Si la résolution n’a pas de valeur législative, Marine Le Pen a demandé au gouvernement de tenir «compte» du vote du Parlement sur son texte, qui appelle à dénoncer l’accord qui offre aux Algériens des clauses spécifiques en matière d’immigration et de séjour en France. «Nous considérons qu’il n’y a plus rien qui justifie le maintien de cette convention», a-t-elle insisté.
L’accord de 1968 prévoit que l’entrée des Algériens en France est «facilitée» : pour séjourner plus de trois mois sur le territoire, nul besoin d’un visa. Pour accéder à un titre de séjour de dix ans, ils peuvent, si leurs ressources sont suffisantes, en faire la demande après trois ans de résidence en France, contre cinq ans pour les personnes dépendant du droit commun. Les membres de leur famille reçoivent également un certificat de résidence de dix ans dès leur arrivée si la personne qu’ils rejoignent est titulaire d’un titre décennal. Lire notre article.
Le leader de la France Insoumise n’a pas tardé à réagir à l’adoption par l’Assemblée nationale de la résolution dénonçant l’accord franco-algérien de 1968, portée par le Rassemblement national. «Honte au RN», s’est exclamé Jean-Luc Mélenchon sur X, ajoutant que le parti d’extrême droite «est l’ennemi personnel de millions de compatriotes» et «continue sans fin les guerres du passé». Et de dénoncer la «haine» des députés lepénistes : «L’Algérie, le Maroc, la Tunisie sont des nations sœurs de la France. Nos peuples ont tant de familles et d’amour en commun !»
«C’est une journée qu’on peut qualifier d’historique pour le RN», s’est félicitée après la cheffe des députés d’extrême droite Marine Le Pen, soulignant qu’il s’agissait du premier texte de son parti approuvé par l’Assemblée, en dépit des oppositions de la gauche, des macronistes et du gouvernement.

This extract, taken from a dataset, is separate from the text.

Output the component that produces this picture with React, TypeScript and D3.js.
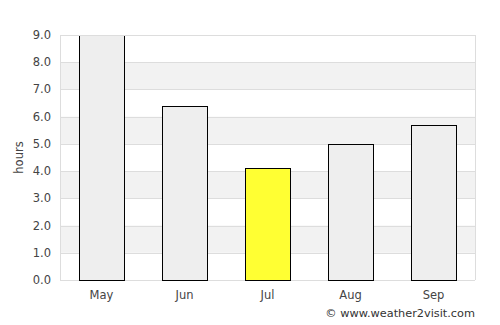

Les groupes PS et Ecologistes ont critiqué l’absence de Gabriel Attal et des députés du groupe Ensemble pour la République après la victoire du RN à l’Assemblée. Pour sa niche parlementaire, la formation d’extrême droite avait choisi d’inscrire en premier à l’agenda un texte visant à «dénoncer les accords» de 1968 avec Alger. Le parti d’extrême droite est parvenu à faire voter, à une voix près, un texte non contraignant mais hautement symbolique. «Ils étaient où les macronistes ? G Attal absent ! À 1 voix près Horizons (E. Philippe), LR et l’extrême droite votent ensemble la fin de l’accord de 1968 avec l’Algérie», a ainsi dénoncé le patron des députés socialistes Olivier Faure sur X. Gabriel Attal avait toutefois lui-même appelé à dénoncer l’accord de 1968, en janvier, pour «poser les limites et assumer le rapport de force avec l’Algérie», notamment à l’aune de l’arrestation de l’écrivain franco-algérien Boualem Sansal. Mais son groupe était contre le texte du RN.